According to Crusoe, the Digital Flare Mitigation sys­tem can reduce methane emissions by up to 95% and CO2e emissions by 39%.

“At the end of the day, we’re looking for really ener­gy-intensive, constantly running computing processes so we can have a high demand for energy,” Cavness said. “That’s what pairs well with the flaring—it’s a high energy waste pairing with the high energy demand.”

Crusoe Energy
Crusoe Energy’s Digital Mitigation System helps turn natural gas that would otherwise be flared into electricity for data processing centers. (Crusoe Energy)

Funding innovation

Securing funding for operations and new technologies in the upstream industry was challenging even before the COVID-19 pandemic, and it remains a substantial challenge amid the energy industry collapse. But the Oil and Gas Climate Initiative’s (OGCI) Climate Invest­ments fund maintains a long-term view of emissions management technologies.

The OGCI Climate Investments is a $1 billion-plus fund that invests in technologies designed to help decarbonize, among others, the oil and gas industry. The fund supports technologies and applications that reduce methane and CO2 emissions and can recycle and store CO2, according to the OGCI website.
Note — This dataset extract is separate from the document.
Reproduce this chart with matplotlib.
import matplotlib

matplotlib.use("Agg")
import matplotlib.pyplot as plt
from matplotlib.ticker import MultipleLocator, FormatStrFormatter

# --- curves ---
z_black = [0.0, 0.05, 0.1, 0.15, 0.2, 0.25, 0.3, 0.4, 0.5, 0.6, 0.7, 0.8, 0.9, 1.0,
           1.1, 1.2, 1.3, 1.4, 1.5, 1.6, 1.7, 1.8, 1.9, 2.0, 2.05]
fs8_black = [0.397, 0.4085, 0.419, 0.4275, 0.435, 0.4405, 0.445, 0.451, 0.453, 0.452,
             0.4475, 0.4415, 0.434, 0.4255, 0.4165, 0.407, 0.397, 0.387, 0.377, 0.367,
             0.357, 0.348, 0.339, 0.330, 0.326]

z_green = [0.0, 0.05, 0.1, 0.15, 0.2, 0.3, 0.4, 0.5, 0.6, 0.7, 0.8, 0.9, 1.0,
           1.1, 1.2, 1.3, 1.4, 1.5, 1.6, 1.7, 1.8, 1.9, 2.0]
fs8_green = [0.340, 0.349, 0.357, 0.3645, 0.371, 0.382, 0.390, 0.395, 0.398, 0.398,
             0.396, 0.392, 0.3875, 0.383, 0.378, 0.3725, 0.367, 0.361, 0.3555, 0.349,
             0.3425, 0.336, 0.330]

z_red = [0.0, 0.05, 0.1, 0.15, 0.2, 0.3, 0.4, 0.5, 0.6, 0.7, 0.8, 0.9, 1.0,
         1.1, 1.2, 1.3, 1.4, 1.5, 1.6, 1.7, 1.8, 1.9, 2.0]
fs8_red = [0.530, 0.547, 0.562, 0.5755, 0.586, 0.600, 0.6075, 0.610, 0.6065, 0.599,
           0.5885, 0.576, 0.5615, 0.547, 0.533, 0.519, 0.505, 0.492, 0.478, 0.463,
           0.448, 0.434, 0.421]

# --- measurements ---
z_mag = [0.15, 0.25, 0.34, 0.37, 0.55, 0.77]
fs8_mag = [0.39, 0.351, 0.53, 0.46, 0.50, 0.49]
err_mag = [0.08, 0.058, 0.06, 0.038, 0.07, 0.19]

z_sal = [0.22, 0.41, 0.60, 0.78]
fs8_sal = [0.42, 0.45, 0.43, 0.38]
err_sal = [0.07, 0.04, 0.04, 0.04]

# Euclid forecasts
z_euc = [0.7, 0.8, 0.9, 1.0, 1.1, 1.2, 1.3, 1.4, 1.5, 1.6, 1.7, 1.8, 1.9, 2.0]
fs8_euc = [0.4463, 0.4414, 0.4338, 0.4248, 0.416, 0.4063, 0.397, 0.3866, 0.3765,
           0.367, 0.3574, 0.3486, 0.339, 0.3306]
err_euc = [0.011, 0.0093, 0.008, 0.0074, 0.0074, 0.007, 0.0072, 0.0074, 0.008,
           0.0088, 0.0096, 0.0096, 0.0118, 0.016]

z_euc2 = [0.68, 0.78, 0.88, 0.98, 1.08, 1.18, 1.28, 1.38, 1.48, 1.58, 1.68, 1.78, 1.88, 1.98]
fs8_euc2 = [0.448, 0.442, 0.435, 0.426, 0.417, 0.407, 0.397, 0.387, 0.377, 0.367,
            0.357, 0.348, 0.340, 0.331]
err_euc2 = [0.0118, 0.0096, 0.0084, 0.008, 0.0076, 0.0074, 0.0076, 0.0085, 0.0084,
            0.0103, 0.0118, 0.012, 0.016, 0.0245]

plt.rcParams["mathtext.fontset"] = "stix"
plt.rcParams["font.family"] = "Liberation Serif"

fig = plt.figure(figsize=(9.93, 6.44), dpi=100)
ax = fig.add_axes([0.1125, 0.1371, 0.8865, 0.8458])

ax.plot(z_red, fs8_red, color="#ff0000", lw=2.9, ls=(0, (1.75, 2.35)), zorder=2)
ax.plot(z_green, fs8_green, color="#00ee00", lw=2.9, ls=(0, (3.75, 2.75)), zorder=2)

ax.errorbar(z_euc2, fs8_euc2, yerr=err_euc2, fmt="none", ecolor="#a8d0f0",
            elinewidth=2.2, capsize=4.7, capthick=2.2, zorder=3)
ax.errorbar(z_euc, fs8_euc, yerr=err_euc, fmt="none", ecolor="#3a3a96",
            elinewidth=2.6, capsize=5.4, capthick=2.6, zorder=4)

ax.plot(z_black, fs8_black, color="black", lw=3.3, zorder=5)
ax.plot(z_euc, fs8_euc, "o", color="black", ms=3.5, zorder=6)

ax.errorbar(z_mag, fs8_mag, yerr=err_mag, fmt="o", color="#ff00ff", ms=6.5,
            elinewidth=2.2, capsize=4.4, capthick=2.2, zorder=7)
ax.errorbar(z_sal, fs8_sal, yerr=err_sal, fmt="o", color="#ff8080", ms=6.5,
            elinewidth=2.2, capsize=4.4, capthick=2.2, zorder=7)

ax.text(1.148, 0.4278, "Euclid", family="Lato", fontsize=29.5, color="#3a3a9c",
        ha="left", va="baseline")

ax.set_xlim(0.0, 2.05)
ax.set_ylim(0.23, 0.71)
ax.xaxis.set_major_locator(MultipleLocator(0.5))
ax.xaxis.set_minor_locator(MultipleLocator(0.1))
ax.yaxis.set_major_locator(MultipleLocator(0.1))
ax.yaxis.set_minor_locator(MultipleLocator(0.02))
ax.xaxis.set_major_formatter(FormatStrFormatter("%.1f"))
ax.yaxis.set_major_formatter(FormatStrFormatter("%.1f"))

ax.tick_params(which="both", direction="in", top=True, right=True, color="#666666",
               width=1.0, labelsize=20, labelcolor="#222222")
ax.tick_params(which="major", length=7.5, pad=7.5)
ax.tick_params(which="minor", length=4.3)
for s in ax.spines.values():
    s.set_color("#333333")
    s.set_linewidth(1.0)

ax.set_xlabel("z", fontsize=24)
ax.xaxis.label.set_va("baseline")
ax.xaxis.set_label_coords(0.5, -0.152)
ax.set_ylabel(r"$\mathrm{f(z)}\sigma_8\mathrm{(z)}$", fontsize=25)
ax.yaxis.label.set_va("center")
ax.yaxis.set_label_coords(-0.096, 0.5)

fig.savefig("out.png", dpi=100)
In April, the OGCI fund, along with others, pro­vided Qnergy with $10 million in Series B funding to accelerate the deployment of its compressed air pneu­matics product, CAP3. The application, which couples Qnergy’s remote power generators with air compres­sors, offers a low-emission alternative to gas pneumatic devices, which vent spent gas into the atmosphere and are often used in upstream oil and gas operations.

Qnergy
Qnergy’s compressed air pneumatic system combusts methane gas that would normally be vented into the atmosphere. (Source: Qnergy)

“Gas pneumatics are responsible for about 20% to 40% of the gas industry’s supply chain in North America,” said Qnergy CEO Ory Zik. “And methane is a very potent greenhouse gas at 25 or even 85 times more than CO2, and the gas industry is very sensitive to those methane emissions. Pneumatic devices are among the easiest to solve. The same technology that is used for these pneumatic devices can be used when you use compressed air or clean air as the source of power. All you need conceptually is a power generator that com­presses the air and replaces natural gas or methane as a source of power with compressed air.”
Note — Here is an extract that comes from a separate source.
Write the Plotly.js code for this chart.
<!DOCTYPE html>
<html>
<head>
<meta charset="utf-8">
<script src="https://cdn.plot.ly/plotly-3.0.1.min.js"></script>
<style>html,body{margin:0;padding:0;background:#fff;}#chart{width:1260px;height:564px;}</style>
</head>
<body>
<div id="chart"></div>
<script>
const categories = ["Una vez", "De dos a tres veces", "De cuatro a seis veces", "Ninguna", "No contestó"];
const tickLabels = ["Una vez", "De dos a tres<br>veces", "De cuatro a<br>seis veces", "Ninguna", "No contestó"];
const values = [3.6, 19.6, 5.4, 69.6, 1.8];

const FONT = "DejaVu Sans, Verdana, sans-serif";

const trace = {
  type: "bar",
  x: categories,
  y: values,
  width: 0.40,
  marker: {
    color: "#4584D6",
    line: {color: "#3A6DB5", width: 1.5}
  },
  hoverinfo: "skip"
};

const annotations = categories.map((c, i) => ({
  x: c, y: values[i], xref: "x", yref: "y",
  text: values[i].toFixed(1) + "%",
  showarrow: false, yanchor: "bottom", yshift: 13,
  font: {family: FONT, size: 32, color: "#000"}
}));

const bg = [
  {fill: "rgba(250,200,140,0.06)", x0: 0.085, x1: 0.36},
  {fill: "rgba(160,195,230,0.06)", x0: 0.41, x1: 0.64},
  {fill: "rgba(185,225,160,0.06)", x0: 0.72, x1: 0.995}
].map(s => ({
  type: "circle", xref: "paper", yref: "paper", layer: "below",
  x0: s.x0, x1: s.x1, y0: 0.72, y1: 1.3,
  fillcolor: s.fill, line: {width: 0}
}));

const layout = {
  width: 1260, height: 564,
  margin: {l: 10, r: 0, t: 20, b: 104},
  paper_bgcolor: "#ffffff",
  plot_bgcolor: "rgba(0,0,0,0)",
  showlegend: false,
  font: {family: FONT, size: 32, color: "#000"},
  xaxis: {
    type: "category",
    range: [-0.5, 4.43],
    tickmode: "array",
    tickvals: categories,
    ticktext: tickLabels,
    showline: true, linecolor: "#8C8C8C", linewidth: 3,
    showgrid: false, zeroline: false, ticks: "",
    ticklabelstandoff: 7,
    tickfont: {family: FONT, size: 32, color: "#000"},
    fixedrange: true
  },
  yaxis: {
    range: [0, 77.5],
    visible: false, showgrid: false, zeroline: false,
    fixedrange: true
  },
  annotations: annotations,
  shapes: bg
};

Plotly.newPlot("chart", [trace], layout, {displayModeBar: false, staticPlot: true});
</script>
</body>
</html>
Zik explained that Qnergy’s technology is based on the Stirling engine, which generates electricity by a cyclic compression of air and gas at differing tempera­tures. Qnergy’s CAP3 system combusts the normally vented methane.

“The oil and gas industry is focusing aggressively on reducing methane emissions throughout the sup­ply chain,” Zik said. “About 20% of those emissions are low-hanging fruit that can be updated through pneumatic devices. After focusing intensely on fugitive emissions through leak detection and correction, now the next stage is venting, and this is what this technology serves.”

Sam Gabbita, OGCI Climate Investments venture director, said Qnergy’s technology was appealing to the fund because it offered low-cost and reliable energy that can be applied at scale across much of the industry.

“There are about 250,000 pneumatic devices just in the U.S. alone,” Gabbita said. “And these are emitting about 14 million tons of CO2 when you convert the methane equivalent. So the opportunity to use Qnergy’s remote power engine to basically run compressed air rather than typical methane was a beautiful marriage. We liked the fact that there was established technology, and we loved the fact that we could use this established technology to decarbonize an important part of the oil and gas value chain.”